RotaTouille: Rotation Equivariant Deep Learning for Contours

Summary

This paper introduces a new deep learning method called RotaTouille designed to work effectively with shapes and curves, like those found in images or data representing orbits.

What's the problem?

When dealing with shapes, a model should ideally recognize a shape even if it's rotated or if you start tracing its outline from a different point. Traditional deep learning models struggle with this because they treat rotated or shifted shapes as completely new, different inputs. The problem is that these models aren't naturally equipped to understand that a rotated or cyclically shifted shape is fundamentally the same object.

What's the solution?

RotaTouille solves this by using a special type of mathematical operation called 'complex-valued circular convolution'. This allows the model to automatically recognize shapes regardless of their rotation or starting point on the outline.

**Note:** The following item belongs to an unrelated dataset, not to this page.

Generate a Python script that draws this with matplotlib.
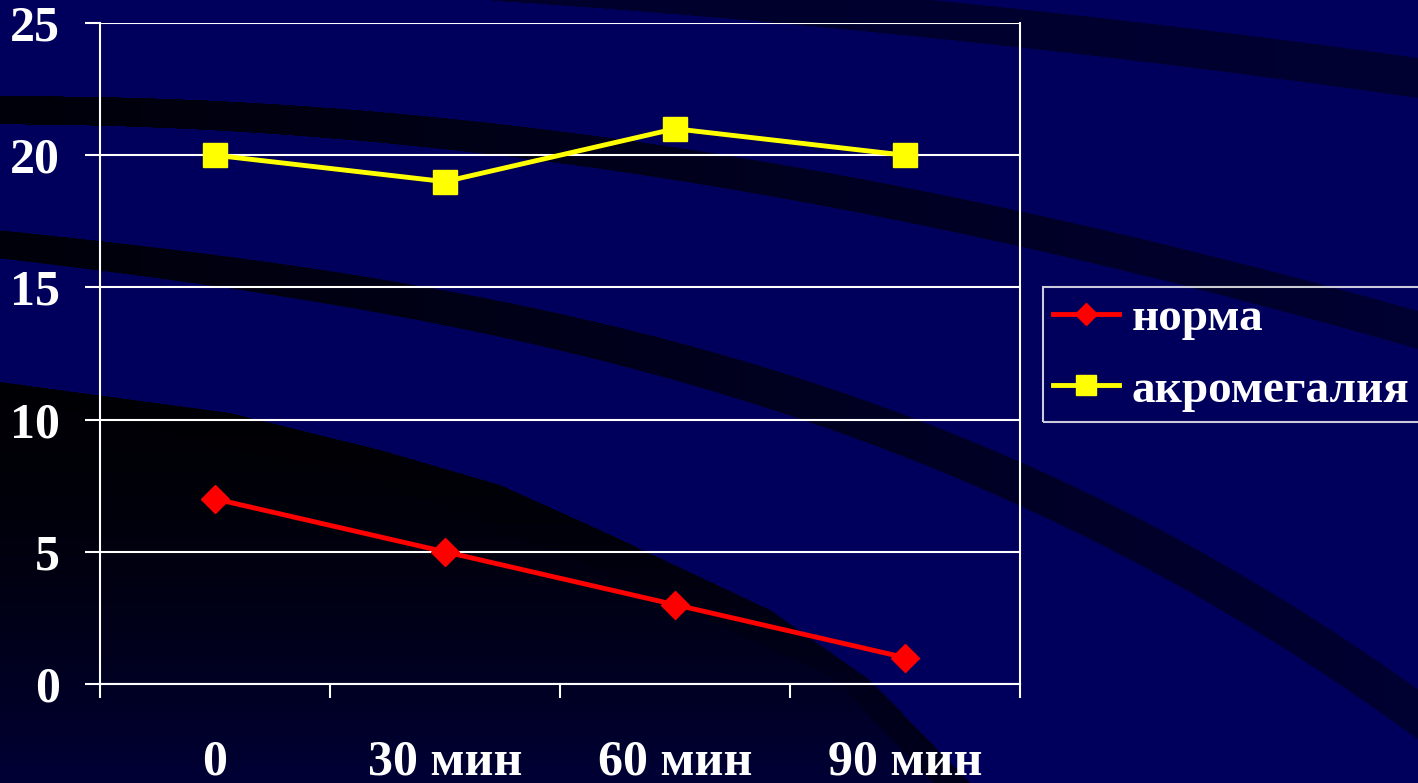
#!/usr/bin/env python3

import numpy as np
import matplotlib
matplotlib.use('Agg')
from matplotlib import pyplot as plt

categories = ['0', '30 мин', '60 мин', '90 мин']
norma = [7, 5, 3, 1]
akromegaliya = [20, 19, 21, 20]
series_labels = ['норма', 'акромегалия']
y_ticks = [0, 5, 10, 15, 20, 25]

W, H = 1418, 783
NAVY = 92.0


def band(blue, xx, yy, pts, thick, shade, xmin=0):
    # dark curved stripe of the slide template
    px, py = zip(*pts)
    coef = np.polyfit(px, py, min(3, len(px) - 1))
    cy = np.polyval(coef, xx)
    th = np.interp(xx, [0, W], thick)
    mask = (np.abs(yy - cy) < th / 2) & (xx > xmin)
    sh = np.interp(xx, [0, W], shade)
    blue[mask] = sh[mask]


def make_background():
    xx, yy = np.meshgrid(np.arange(W) + 0.5, np.arange(H) + 0.5)
    blue = np.full((H, W), NAVY)

    band(blue, xx, yy, [(600, -10), (1017, 28), (1418, 78)], [34, 40], [40, 50], xmin=350)
    band(blue, xx, yy, [(0, 110), (100, 112), (600, 152), (900, 205), (1020, 228), (1418, 330)],
         [28, 38], [10, 50])
    band(blue, xx, yy, [(0, 243), (100, 258), (600, 339), (900, 436), (1020, 490), (1100, 515), (1418, 715)],
         [28, 50], [10, 50])

    # dark lower-left area
    outer = np.interp(xx, [0, 230, 380, 500, 600, 770, 870, 970, 1070],
                      [382, 413, 450, 485, 530, 610, 680, 783, 900])
    inner = np.interp(xx, [0, 100, 382, 534, 600, 833, 933, 1033],
                      [400, 417, 483, 543, 570, 677, 783, 890])
    in_outer = yy > outer
    in_inner = yy > inner
    t = np.clip((yy - 420) / (H - 420), 0, 1)
    grad = 6 + 48 * t ** 1.6
    ring = in_outer & ~in_inner
    blue[ring] = (np.minimum(grad, 34) * 0.8)[ring]
    blue[in_inner] = grad[in_inner]

    img = np.zeros((H, W, 3))
    img[..., 2] = blue / 255
    return img


def draw_chart():
    plt.rcParams['font.family'] = ['Liberation Serif', 'DejaVu Serif']
    plt.rcParams['font.weight'] = 'bold'

    fig = plt.figure(figsize=(W / 100, H / 100), dpi=100)

    bg = fig.add_axes([0, 0, 1, 1], zorder=-1)
    bg.imshow(make_background(), extent=[0, W, H, 0], aspect='auto', interpolation='bilinear')
    bg.axis('off')

    ax = fig.add_axes([100 / W, 1 - 684 / H, 920 / W, 661 / H])
    ax.patch.set_alpha(0)

    x = np.arange(len(categories))
    ax.plot(x, norma, color='#FF0000', lw=3.5, marker='D', ms=14.5,
            label=series_labels[0], zorder=3, clip_on=False)
    ax.plot(x, akromegaliya, color='#FFFF00', lw=3.5, marker='s', ms=17,
            label=series_labels[1], zorder=3, clip_on=False)

    ax.set_xlim(-0.5, len(categories) - 0.5)
    ax.set_ylim(0, 25)
    ax.set_yticks(y_ticks)
    ax.yaxis.grid(True, color='white', lw=1.5)
    ax.set_axisbelow(True)

    ax.set_xticks(x)
    ax.set_xticklabels(categories)
    ax.set_xticks(np.arange(-0.5, len(categories)), minor=True)
    ax.tick_params(axis='x', which='major', length=0, pad=40, labelsize=36, labelcolor='white')
    ax.tick_params(axis='x', which='minor', length=10, width=1.5, color='white', direction='out')
    ax.tick_params(axis='y', length=11, width=1.5, color='white', pad=18, labelsize=36, labelcolor='white')

    ax.spines['top'].set_visible(False)
    for side in ('left', 'right', 'bottom'):
        ax.spines[side].set_color('white')
        ax.spines[side].set_linewidth(1.5)

    leg = ax.legend(loc='upper left', bbox_to_anchor=(1043 / W, 1 - 287 / H),
                    bbox_transform=fig.transFigure, fontsize=34, handlelength=1.38,
                    handletextpad=0.28, borderpad=0.22, labelspacing=0.6,
                    borderaxespad=0, fancybox=False, edgecolor='white',
                    facecolor='none', labelcolor='white')
    leg.get_frame().set_linewidth(1.5)
    leg.legend_handles[0].set_markersize(11)
    leg.legend_handles[1].set_markersize(15)

    fig.savefig('out.png', dpi=100, facecolor=(0, 0, NAVY / 255))


if __name__ == '__main__':
    draw_chart()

The researchers also developed specific building blocks for the model – like layers that handle changes in detail and layers that summarize the overall shape – that maintain this rotational and shift-invariant behavior. Essentially, they built a model that 'understands' shapes in a way that isn't affected by how they're oriented or where you begin describing them.

Why it matters?

This work is important because it makes deep learning models more efficient and accurate when working with shapes and curves. This has applications in areas like computer vision (recognizing objects in images), meteorology (analyzing weather patterns), and engineering (monitoring rotating machinery). By building models that are naturally good at handling rotations and shifts, we can reduce the amount of data needed for training and improve the reliability of these systems.